Faut-il adopter l’euro en Suisse?

La question de l’euroisation de l’économie suisse a refait surface ces dernières semaines, suite à l’interview d’un entrepreneur bernois par Bilanz, selon lequel l’abandon du franc suisse – pour adopter l’euro – permettrait de résoudre, d’un seul coup, tous les problèmes qui sont attribués (à tort ou à raison) au «franc fort».

À première vue, en effet, si l’on considère les bénéfices que l’adoption de l’euro a comportés pour plusieurs grandes entreprises et banques allemandes durant au moins les dix premières années d’existence de l’Euroland, la Suisse devrait en faire de même, afin surtout de relancer les exportations de ses biens et services dans le reste du monde et de là retrouver le sentier de croissance économique qu’elle avait parcouru durant la première décennie de ce siècle.

Or, il n’en est rien: l’adoption de l’euro en Allemagne a comporté aussi des problèmes, notamment pour bien des personnes appartenant à la classe moyenne, au vu de la destruction de très nombreuses places de travail et de la réduction du revenu disponible des individus qui doivent accepter des conditions de travail et de rémunération indécentes pour un pays soi-disant «avancé» sur le plan économique.

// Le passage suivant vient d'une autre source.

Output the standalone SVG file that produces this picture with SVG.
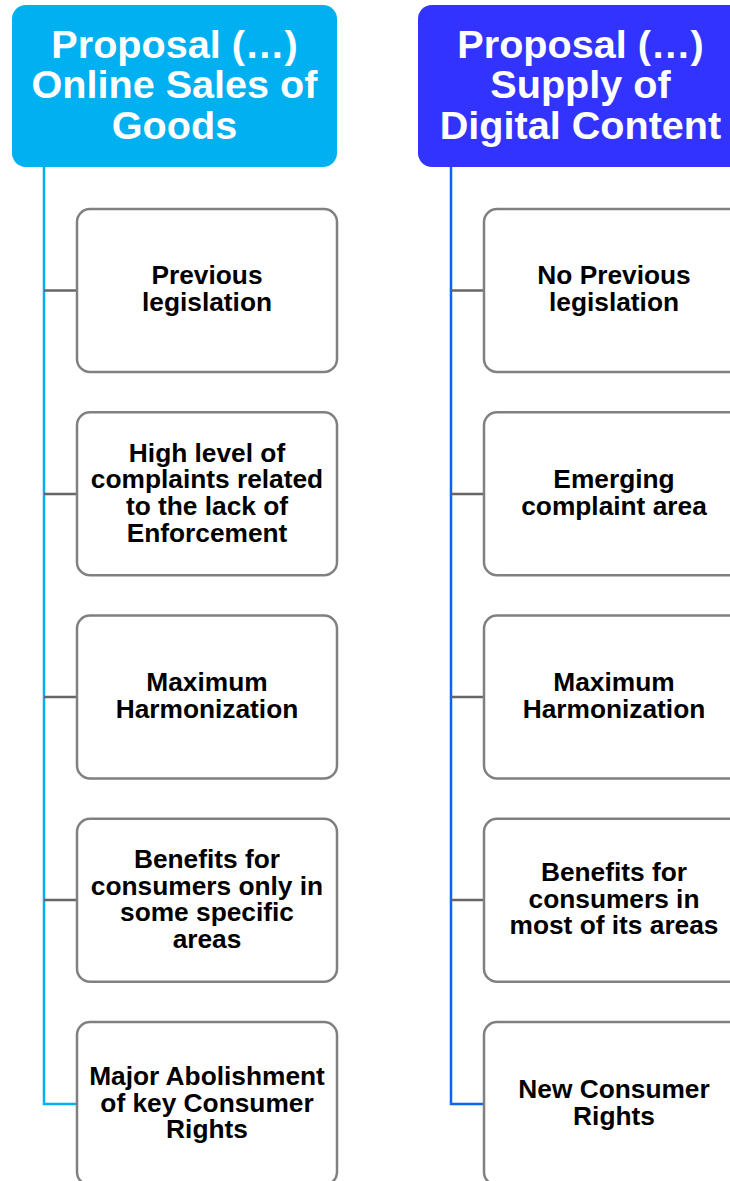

Sous le prétexte d’augmenter la «compétitivité» de leurs produits sur les marchés étrangers, en effet, les grandes entreprises allemandes, rapidement suivies par celles de taille inférieure, ont constamment mis la pression à la baisse sur le «coût salarial unitaire» (correspondant au salaire versé pour produire une unité du bien ou service considéré), qui a ipso facto entraîné une diminution de la capacité d’achat des salariés concernés, se reflétant alors (peu ou prou) sur le niveau des dépenses de consommation, sur les investissements des firmes tournées vers le marché domestique, ainsi que sur les finances publiques allemandes.

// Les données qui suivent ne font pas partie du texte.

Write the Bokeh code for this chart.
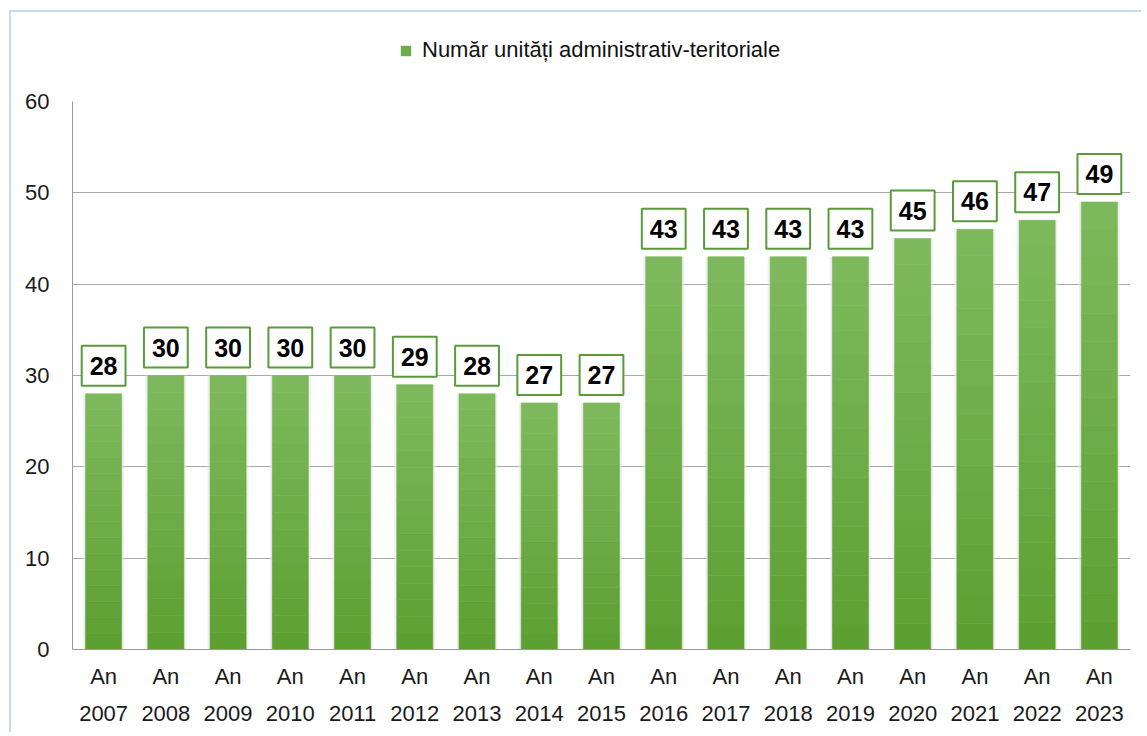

L’éclatement de la crise de l’Euroland, fin 2009, a amené à une baisse rapide et considérable du taux de change de l’euro dont la dévaluation profite aux entreprises allemandes tournées vers l’exportation au-delà de l’Euroland et surtout en Asie, en Amérique latine et aux États-Unis. Toutefois, il ne faut pas se leurrer: ce n’est pas en adoptant l’euro que l’économie suisse pourra renouer avec la croissance et surtout avec la création de places de travail pour occuper les personnes au chômage, tant que le leitmotiv des chefs d’entreprise sera basé sur la baisse des «coûts du travail» pour enfler sans cesse des profits qui seront placés sur les marchés financiers car leur investissement productif n’est pas rentable à cause d’une demande insuffisante sur le marché des biens et services.

En réalité, la Suisse doit garder sa monnaie nationale afin de pouvoir mener une politique monétaire servant les intérêts généraux du pays, comme l’indique l’article 99, alinéa 2, de la Constitution fédérale. Pour ce faire, toutefois, il est impératif que la Banque nationale suisse fasse des choix de politique monétaire orientés au bien commun au lieu de ne servir que l’intérêt particulier d’une poignée de personnes – dont le nombre est inversement proportionnel à leur capacité financière et au pouvoir politique qu’elles détiennent ou arrivent à soudoyer facilement.

Au lieu de vouloir reproduire stupidement le régime de croissance de l’économie allemande, les entrepreneurs suisses devraient s’activer à l’échelle nationale afin que l’autorité monétaire helvétique change son fusil d’épaule avant d’assister à la désertification du paysage industriel dont la Suisse a su entretenir le tissu par un passé désormais lointain et largement oublié également par la classe politique contemporaine.

Sergio Rossi

Sergio Rossi est professeur ordinaire à l’Université de Fribourg, où il dirige la Chaire de macroéconomie et d’économie monétaire, et Senior Research Associate à l’International Economic Policy Institute de la Laurentian University au Canada.